A broad stern presented to steep and breaking waves when
approaching shore can result in broaching (turning sideways to the
swell) and swamping or capsizing of the boat. Therefore, surf boats
have a pointed stern and usually a fairly marked sheer.
Surf boat rowing is very popular in Australia and New Zealand and to
a lesser extent South Africa. Usually associated with Surf Life
Saving clubs, surf boat crews are trained in life saving skills as
well as boat handling technique. Powered boats such as inflatable
skiffs and Jet Ski personal watercraft have replaced surf boats as
the primary tools for real world rescue efforts, but surfboat
training and competition remain popular as recreational activities
among both professional rescuers and amateur athletes.
The
Australian form of the sport attracts wide media coverage and is
often featured on mainstream sporting shows in the summer months.

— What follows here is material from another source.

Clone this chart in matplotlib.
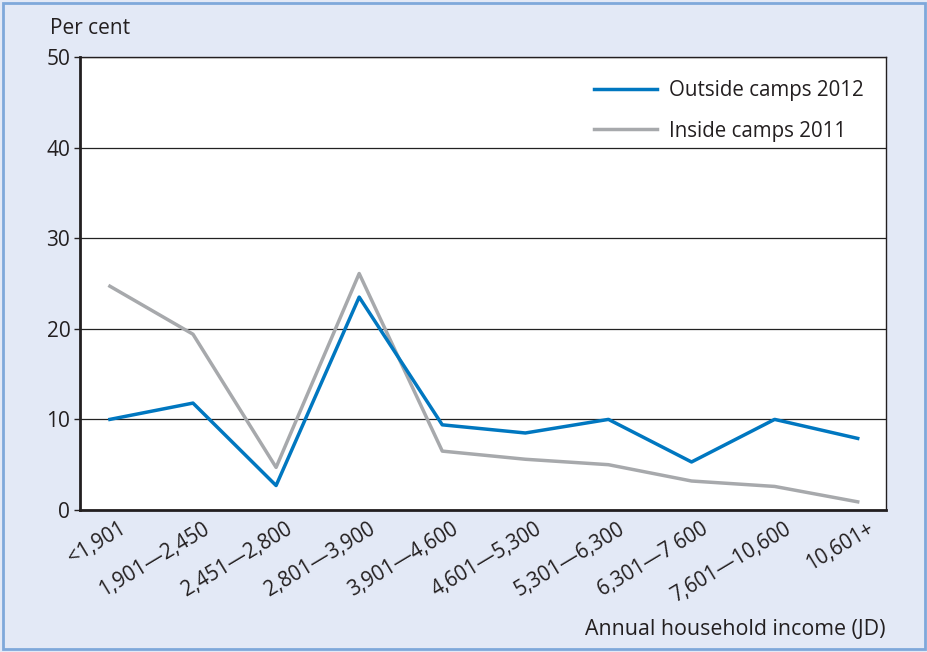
import matplotlib
matplotlib.use('Agg')
import matplotlib.pyplot as plt
import matplotlib.transforms as mtransforms
from matplotlib.patches import Rectangle

# income bands (JD) and shares in per cent
categories = ['<1,901', '1,901\u20142,450', '2,451\u20142,800', '2,801\u20143,900', '3,901\u20144,600',
              '4,601\u20145,300', '5,301\u20146,300', '6,301\u20147 600', '7,601\u201410,600', '10,601+']
outside_2012 = [10.0, 11.8, 2.7, 23.5, 9.4, 8.5, 10.0, 5.3, 10.0, 7.9]
inside_2011 = [24.7, 19.4, 4.7, 26.1, 6.5, 5.6, 5.0, 3.2, 2.6, 0.9]

bg = '#E3E9F6'
blue = '#0077C0'
grey = '#A7A9AC'
ink = '#231F20'
plt.rcParams['font.family'] = ['Open Sans', 'DejaVu Sans']

fig = plt.figure(figsize=(9.28, 6.52), dpi=100)
fig.patch.set_facecolor(bg)
fig.patches.append(Rectangle((0.003, 0.004), 0.994, 0.992, transform=fig.transFigure,
                             fill=False, edgecolor='#7FA8DA', linewidth=2))

ax = fig.add_axes([0.0862, 0.2178, 0.8685, 0.6948])
ax.set_facecolor('white')
x = list(range(len(categories)))
ax.plot(x, inside_2011, color=grey, linewidth=2.5, label='Inside camps 2011', zorder=3)
ax.plot(x, outside_2012, color=blue, linewidth=2.5, label='Outside camps 2012', zorder=4)

ax.set_ylim(0, 50)
ax.set_xlim(-0.36, 9.34)
ax.set_yticks([0, 10, 20, 30, 40, 50])
ax.grid(axis='y', color='#222222', linewidth=0.9)
ax.set_axisbelow(True)
ax.tick_params(axis='y', length=4, width=1, labelsize=15, colors=ink, pad=3)
ax.tick_params(axis='x', length=0, pad=6)
ax.set_xticks(x)
ax.set_xticklabels(categories, rotation=31, ha='right', va='top', rotation_mode='anchor',
                   fontsize=14.8, color=ink)
shift = mtransforms.ScaledTranslation(9 / 100, 0, fig.dpi_scale_trans)
for lab in ax.get_xticklabels():
    lab.set_transform(lab.get_transform() + shift)
for s in ['left', 'bottom']:
    ax.spines[s].set_linewidth(2)
for s in ['top', 'right']:
    ax.spines[s].set_linewidth(1)
for s in ax.spines.values():
    s.set_color(ink)

handles, labels = ax.get_legend_handles_labels()
leg = ax.legend(handles[::-1], labels[::-1], loc='upper right', frameon=False, fontsize=14.8,
                handlelength=3.1, handletextpad=0.55, labelspacing=0.95,
                bbox_to_anchor=(0.995, 0.99))
for t in leg.get_texts():
    t.set_color(ink)

fig.text(0.054, 0.957, 'Per cent', fontsize=15, color=ink, va='center', ha='left')
fig.text(0.9547, 0.035, 'Annual household income (JD)', fontsize=15.4, color=ink,
         ha='right', va='center')

fig.savefig('out.png', dpi=100, facecolor=bg)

Surf boats are 4 oared vessels with pointed bow and sterns. The boat
is steered by a fifth crewperson called the sweep who stands in the
stern and uses an oar as a rudder to help control the direction of
the boat. During competition surf crews race head to head, starting
on the beach and rowing out through the surf, into open water and
around a designated set of turning buoys (often referred to as
cans).
On rounding the final can, the crews then race back to the
beach. As the boat nears the beach the crew attempts to catch a
cresting wave and surf all the way in to shore, raising the oars
from the water while the sweep steers the boat to keep it upright
and on the face of the wave. Surf boat races are conducted on a
weekly basis through out the Australian summer. Hundreds of boat
crews take part.
Until the 1950s, the most widely-known surfboats were those of
Accra, Ghana. Until a port was built, commercial cargoes were landed
through the surf by very skillful boatmen with strong arms and
equally strong nerve.
The best-known exception to this double-ended nature of surf boats,
is the coble of north-eastern England. Here, the broaching problem
was resolved by beaching stern first. The run (the after part of the
bottom) was broad, flat and straight so that once the boat had
beached, it remained upright.
However beaching the boat was a
special skill which involved unshipping the rudder at the right
moment. Because they do not fit the usual double-ended pattern,
cobles are not normally called surf boats.